The Sixth Day and Other Tales, written by Primo Levi, is a collection of short stories, originally published in Storie naturali and Vizio di forma. It was published in English in 1990 by Summit Books, translated by Raymond Rosenthal. Unlike the author's earlier and better-known works, these stories may be considered science fiction.

==Contents==
- "The Mnemogogues": a doctor collects the scents of past places and events.
- "Angelic Butterfly": are humans trapped in the pupal stage? If so what happens when they pupate?
- "Order on the Cheap": NATCA’s Mr Simpson shows off the Mimer. Like the replicator from Star Trek, anything can be reproduced.
- "Man’s Friend": tapeworms communicate through patterns on their bodies. They are aware they live inside us.
- "Some Applications of the Mimer": Gilberto duplicates his wife. But the two Emmas slowly develop as different women.
- "Versamina": a drug turns pain into pleasure. The consequence is that people will hurt themselves.

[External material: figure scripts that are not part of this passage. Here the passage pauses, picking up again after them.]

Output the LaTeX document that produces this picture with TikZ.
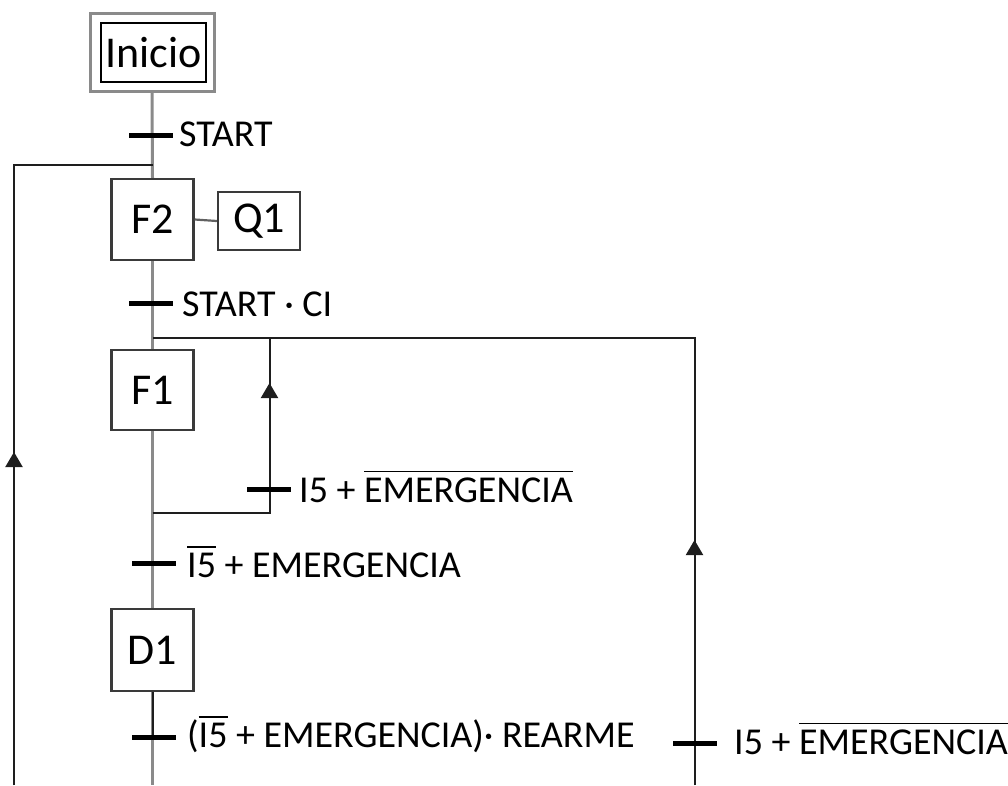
\documentclass[tikz,border=0pt]{standalone}
\usepackage{fontspec}
\setmainfont{Carlito}
\usetikzlibrary{arrows.meta}
\definecolor{maingray}{HTML}{8A8A8A}
\definecolor{boxc}{HTML}{3A3A3A}
\definecolor{linec}{HTML}{1E1E1E}
% negated signal: text with a bar over it
\newcommand\negbar[1]{\leavevmode\vbox{\hrule height 1.4pt\kern 5pt\hbox{#1}}}
\begin{document}
\begin{tikzpicture}[x=1pt,y=-1pt,
  stepbox/.style={draw=boxc, line width=2.4pt, minimum width=82pt, minimum height=81pt,
    inner sep=0pt, font=\fontsize{44}{48}\selectfont},
  trbar/.style={fill=black, minimum width=44pt, minimum height=5pt, inner sep=0pt},
  cond/.style={anchor=base west, inner sep=0pt, font=\fontsize{38}{42}\selectfont},
  mainline/.style={draw=maingray, line width=3pt},
  loopline/.style={draw=linec, line width=2pt},
  uparrow/.style={draw=linec, line width=2pt, -{Triangle[length=15pt,width=17pt]}}
]
\useasboundingbox (0,0) rectangle (1008,785);

% initial step
\node[draw=maingray, line width=3pt, minimum width=124pt, minimum height=78pt, inner sep=0pt] (inio) at (152,52) {};
\node[draw=black, line width=2.2pt, minimum width=105pt, minimum height=59pt, inner sep=0pt,
  font=\fontsize{44}{48}\selectfont] (ini) at (153.5,52.5) {Inicio};

% steps
\node[stepbox] (f2) at (152.5,219.5) {F2};
\node[stepbox, minimum height=58pt] (q1) at (259,221) {Q1};
\node[stepbox, minimum height=80pt] (f1) at (152.5,390) {F1};
\node[stepbox, minimum height=82pt] (d1) at (152.5,650) {D1};

% junction and end points
\coordinate (lb) at (14,785);
\coordinate (lc) at (14,165);
\coordinate (lj) at (152.5,165);
\coordinate (la) at (14,452);
\coordinate (rb) at (694.5,785);
\coordinate (rc) at (694.5,338);
\coordinate (rj) at (152.5,338);
\coordinate (ra) at (694.5,540);
\coordinate (ij) at (152.5,513);
\coordinate (ic) at (269.5,513);
\coordinate (it) at (269.5,338);
\coordinate (ia) at (269.5,383);
\coordinate (mb) at (152.5,785);

% main sequence
\draw[mainline] (inio.south) -- (f2.north);
\draw[mainline] (f2.south) -- (f1.north);
\draw[mainline] (f1.south) -- (d1.north);
\draw[mainline] (d1.south) -- (mb);
\draw[loopline] (d1.south) -- (152.5,737);
\draw[draw=boxc!80!white, line width=2.2pt] (f2.east) -- (q1.west);

% return paths
\draw[loopline] (lb) -- (lc) -- (lj);
\draw[uparrow] (lb) -- (la);
\draw[loopline] (rb) -- (rc) -- (rj);
\draw[uparrow] (rb) -- (ra);
\draw[loopline] (ij) -- (ic) -- (it);
\draw[uparrow] (ic) -- (ia);

% transitions
\node[trbar] (t1) at (150.5,135) {};
\node[trbar] (t2) at (151,303) {};
\node[trbar] (t3) at (268.5,489) {};
\node[trbar] (t4) at (153.5,563) {};
\node[trbar] (t5) at (154,737) {};
\node[trbar] (t6) at (694.5,743) {};

% receptivities
\node[cond] (c1) at (179,146) {START};
\node[cond] (c2) at (182,316) {START · CI};
\node[cond] (c3) at (299,502) {I5 + \negbar{EMERGENCIA}};
\node[cond] (c4) at (187,577) {\negbar{I5} + EMERGENCIA};
\node[cond] (c5) at (187,747) {(\negbar{I5} + EMERGENCIA)· REARME};
\node[cond] (c6) at (734,754) {I5 + \negbar{EMERGENCIA}};
\end{tikzpicture}
\end{document}
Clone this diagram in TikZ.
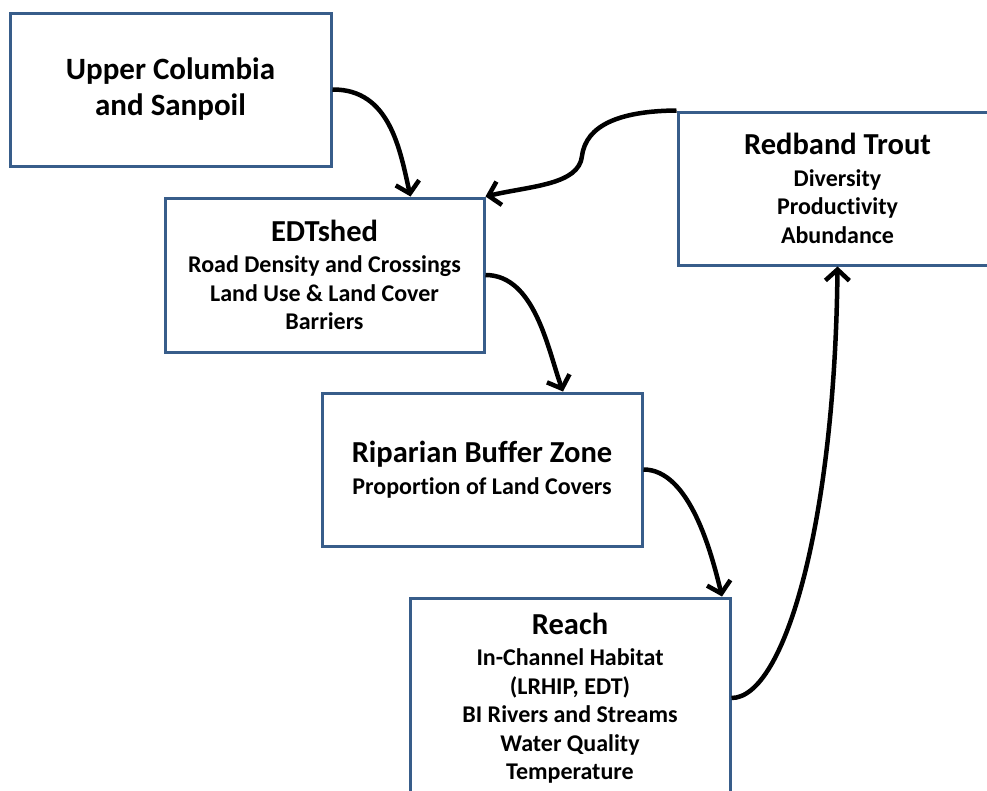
\documentclass[tikz,border=0pt]{standalone}
\usepackage{fontspec}
\setmainfont{Carlito}[Ligatures=NoCommon]
\usetikzlibrary{arrows.meta}
\definecolor{boxblue}{RGB}{56,93,138}
\newcommand{\paneltitle}[1]{{\fontsize{30.5}{36}\selectfont #1}}
\begin{document}
\begin{tikzpicture}[x=1pt,y=-1pt,
  panel/.style={draw=boxblue, line width=3pt, fill=white,
    minimum width=320pt, minimum height=154pt, inner sep=0pt,
    align=center, font=\bfseries\fontsize{24}{28.5}\selectfont},
  link/.style={line width=4.5pt, -{Straight Barb[length=11pt,width=24pt]}}]
\path[use as bounding box, clip] (0,0) rectangle (987,790);

% boxes
\node[panel, minimum width=321pt, minimum height=153pt,
      font=\bfseries\fontsize{31}{36}\selectfont] (uc) at (170.5,89.5)
  {Upper Columbia\\and Sanpoil};
\node[panel, minimum width=319pt] (edt) at (324.5,275)
  {\paneltitle{EDTshed}\\[3pt]Road Density and Crossings\\Land Use \& Land Cover\\Barriers};
\node[panel, minimum width=319pt, minimum height=153pt] (rt) at (837.5,188.5)
  {\paneltitle{Redband Trout}\\[3pt]Diversity\\Productivity\\Abundance};
\node[panel, minimum height=153pt] (rbz) at (482,469.5)
  {\paneltitle{Riparian Buffer Zone}\\[3pt]Proportion of Land Covers};
\node[panel, minimum height=200pt] (reach) at (570,698)
  {\paneltitle{Reach}\\[3pt]In-Channel Habitat\\(LRHIP, EDT)\\BI Rivers and Streams\\Water Quality\\Temperature};

% connectors
\draw[link] (uc.east) .. controls (390,89) and (400,150) .. ([xshift=86pt]edt.north);
\draw[link] (rt.north west) .. controls (620,111) and (586,125) .. (582,156)
  .. controls (579,185) and (530,186) .. (edt.north east);
\draw[link] (edt.east) .. controls (535,275) and (548,350) .. ([xshift=81pt]rbz.north);
\draw[link] (rbz.east) .. controls (690,469.5) and (712,555) .. ([xshift=152pt]reach.north);
\draw[link] (reach.east) .. controls (785,698) and (835,520) .. (rt.south);
\end{tikzpicture}
\end{document}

- "The Sleeping Beauty in the Fridge: A Winter’s Tale": Peter defrosts Patricia regularly. Sometimes for special events, sometimes for her regular checkups. But also sometimes for his own reasons. Patricia has been in the deep freeze for over a hundred years, but can stand it no more. She recruits Baldur to help her escape.
- "The Measure of Beauty": a NATCA device for the objective measurement of beauty. But does it work? Of course it can be made to show the owner is beautiful.
- "Full Employment": Simpson learns to communicate with the bees who help him to communicate with other insects. He enters into deals with them. Dragonflies pick berries for him, ants clean his garden, they can also manufacture small electronic components and help with microsurgery. But someone arranges for the eels to smuggle drugs.
- "The Sixth Day": The committee agonises over how to design the human. But after all their argument management imposes an arbitrary design.
- "Retirement Fund": NATCA develop something resembling a virtual reality set, but it replays the experiences that someone else recorded. Their elation and excitement are in the playback. It is, of course, addictive.
- "Westward": Why do lemmings march to the sea? Researchers find out it is not hunger as is widely thought, but chemical. A form of alcohol is found that will suppress the desire for suicide.
- "Seen from Afar": Aliens watch our planet, they cannot see the detail, but try to guess what things are and why the things they observe occur. Why are there streams of white and red lights in some places when darkness falls. They assume that ships are creatures travelling in straight lines.
- "The Hard-Sellers": people came to a man to convince him to be born. They show him all the advantages of being alive, but he is sceptical. They say he is needed in the world of the living.
- "Small Red Lights": everything in his life is governed by red lights, thousands of them.
- "For a Good Purpose": the telephone network develops intelligence when it is connected to the French and German networks. Slowly it experiments with its powers.
- "Psychophant": a device creates an object that symbolises the person who touches it.
- "Recuenco: The Nurse": the starving have their mythology about the creature in the sky that comes to feed them.
- "Recuenco: The Rafter": the team on board the aircraft that delivers the food to the starving have their mythology about the recipients.
- "His Own Blacksmith: To Italo Calvino": a man can remember everything, even the memories of his ancestors, all the way back to when they first developed self-awareness. He sees that our development ceased once we had learned to use tools.
- "The Servant": the story of a golem.
- "Mutiny: To Mario Rigoni Stern": it features a garden that has a mind of its own.
- "Excellent Is the Water": a story dealing with what happens when the water’s viscosity begins to creep up. All life is affected.